-- Start --
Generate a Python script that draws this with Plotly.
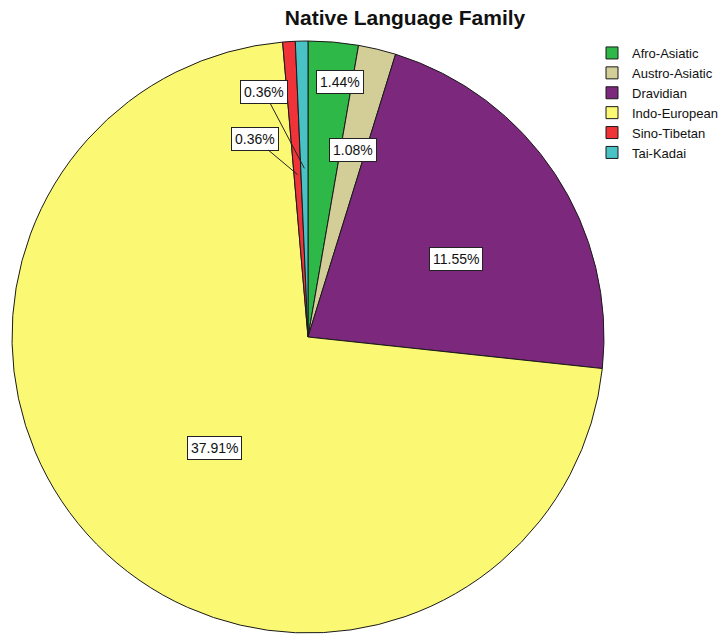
import math
import plotly.graph_objects as go

# Native language family shares (percent of all respondents)
families = ["Afro-Asiatic", "Austro-Asiatic", "Dravidian", "Indo-European", "Sino-Tibetan", "Tai-Kadai"]
percents = [1.44, 1.08, 11.55, 37.91, 0.36, 0.36]
colors = ["#2EB848", "#D3CE97", "#7C287D", "#FBF873", "#EF3338", "#48C2C5"]

W, H = 722, 634
CX_PX, CY_PX, R_PX = 308, 337, 296  # pie centre and radius in pixels

dom_x = [(CX_PX - R_PX) / W, (CX_PX + R_PX) / W]
dom_y = [(H - CY_PX - R_PX) / H, (H - CY_PX + R_PX) / H]

fig = go.Figure(
    go.Pie(
        labels=families,
        values=percents,
        sort=False,
        direction="clockwise",
        rotation=0,
        marker=dict(colors=colors, line=dict(color="#1a1a1a", width=1)),
        textinfo="none",
        hoverinfo="label+value",
        domain=dict(x=dom_x, y=dom_y),
    )
)

# label placement: radial distance as fraction of radius, small pixel nudges,
# and leader-line offsets (pixels) for the thin slices
label_radius = [0.87, 0.65, 0.56, 0.49, 0.55, 0.57]
label_nudge = [(10, -2), (0, 0), (10, -13), (10, -10), (0, 0), (0, 0)]
leader_offset = [None, None, None, None, (-43, -36), (-40, -76)]

total = sum(percents)
start = 0.0
cx = sum(dom_x) / 2
cy = sum(dom_y) / 2
for v, rf, nudge, off in zip(percents, label_radius, label_nudge, leader_offset):
    span = 360.0 * v / total
    mid = math.radians(start + span / 2)
    start += span
    r = rf * R_PX
    x = cx + r * math.sin(mid) / W
    y = cy + r * math.cos(mid) / H
    ann = dict(
        x=x, y=y, xref="paper", yref="paper",
        xanchor="center", yanchor="middle",
        xshift=nudge[0], yshift=nudge[1],
        text=f"{v:.2f}%",
        font=dict(family="Arial, Liberation Sans, sans-serif", size=14, color="#111"),
        bgcolor="white", bordercolor="#222", borderwidth=1, borderpad=3,
    )
    if off is None:
        ann.update(showarrow=False)
    else:
        ann.update(showarrow=True, arrowhead=0, arrowwidth=1, arrowcolor="#222",
                   ax=off[0], ay=off[1], standoff=0)
    fig.add_annotation(**ann)

fig.update_layout(
    width=W, height=H,
    margin=dict(l=0, r=0, t=0, b=0, autoexpand=False),
    paper_bgcolor="white",
    plot_bgcolor="white",
    title=dict(
        text="<b>Native Language Family</b>",
        x=0.561, xanchor="center", y=1 - 18 / H, yanchor="middle",
        font=dict(family="Arial, Liberation Sans, sans-serif", size=21, color="#111"),
    ),
    legend=dict(
        xref="container", yref="container",
        x=592 / W, xanchor="left", y=1 - 38 / H, yanchor="top",
        font=dict(family="Arial, Liberation Sans, sans-serif", size=13, color="#111"),
        tracegroupgap=0, itemwidth=30,
        bgcolor="rgba(0,0,0,0)",
    ),
    showlegend=True,
)

fig.write_html("out.html")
-- End --
_Written task_
The data above should be repeated exactly, minus any pictures.

_Solution to this task_
Generate a Python script that draws this with Plotly.
import math
import plotly.graph_objects as go

# Native language family shares (percent of all respondents)
families = ["Afro-Asiatic", "Austro-Asiatic", "Dravidian", "Indo-European", "Sino-Tibetan", "Tai-Kadai"]
percents = [1.44, 1.08, 11.55, 37.91, 0.36, 0.36]
colors = ["#2EB848", "#D3CE97", "#7C287D", "#FBF873", "#EF3338", "#48C2C5"]

W, H = 722, 634
CX_PX, CY_PX, R_PX = 308, 337, 296  # pie centre and radius in pixels

dom_x = [(CX_PX - R_PX) / W, (CX_PX + R_PX) / W]
dom_y = [(H - CY_PX - R_PX) / H, (H - CY_PX + R_PX) / H]

fig = go.Figure(
    go.Pie(
        labels=families,
        values=percents,
        sort=False,
        direction="clockwise",
        rotation=0,
        marker=dict(colors=colors, line=dict(color="#1a1a1a", width=1)),
        textinfo="none",
        hoverinfo="label+value",
        domain=dict(x=dom_x, y=dom_y),
    )
)

# label placement: radial distance as fraction of radius, small pixel nudges,
# and leader-line offsets (pixels) for the thin slices
label_radius = [0.87, 0.65, 0.56, 0.49, 0.55, 0.57]
label_nudge = [(10, -2), (0, 0), (10, -13), (10, -10), (0, 0), (0, 0)]
leader_offset = [None, None, None, None, (-43, -36), (-40, -76)]

total = sum(percents)
start = 0.0
cx = sum(dom_x) / 2
cy = sum(dom_y) / 2
for v, rf, nudge, off in zip(percents, label_radius, label_nudge, leader_offset):
    span = 360.0 * v / total
    mid = math.radians(start + span / 2)
    start += span
    r = rf * R_PX
    x = cx + r * math.sin(mid) / W
    y = cy + r * math.cos(mid) / H
    ann = dict(
        x=x, y=y, xref="paper", yref="paper",
        xanchor="center", yanchor="middle",
        xshift=nudge[0], yshift=nudge[1],
        text=f"{v:.2f}%",
        font=dict(family="Arial, Liberation Sans, sans-serif", size=14, color="#111"),
        bgcolor="white", bordercolor="#222", borderwidth=1, borderpad=3,
    )
    if off is None:
        ann.update(showarrow=False)
    else:
        ann.update(showarrow=True, arrowhead=0, arrowwidth=1, arrowcolor="#222",
                   ax=off[0], ay=off[1], standoff=0)
    fig.add_annotation(**ann)

fig.update_layout(
    width=W, height=H,
    margin=dict(l=0, r=0, t=0, b=0, autoexpand=False),
    paper_bgcolor="white",
    plot_bgcolor="white",
    title=dict(
        text="<b>Native Language Family</b>",
        x=0.561, xanchor="center", y=1 - 18 / H, yanchor="middle",
        font=dict(family="Arial, Liberation Sans, sans-serif", size=21, color="#111"),
    ),
    legend=dict(
        xref="container", yref="container",
        x=592 / W, xanchor="left", y=1 - 38 / H, yanchor="top",
        font=dict(family="Arial, Liberation Sans, sans-serif", size=13, color="#111"),
        tracegroupgap=0, itemwidth=30,
        bgcolor="rgba(0,0,0,0)",
    ),
    showlegend=True,
)

fig.write_html("out.html")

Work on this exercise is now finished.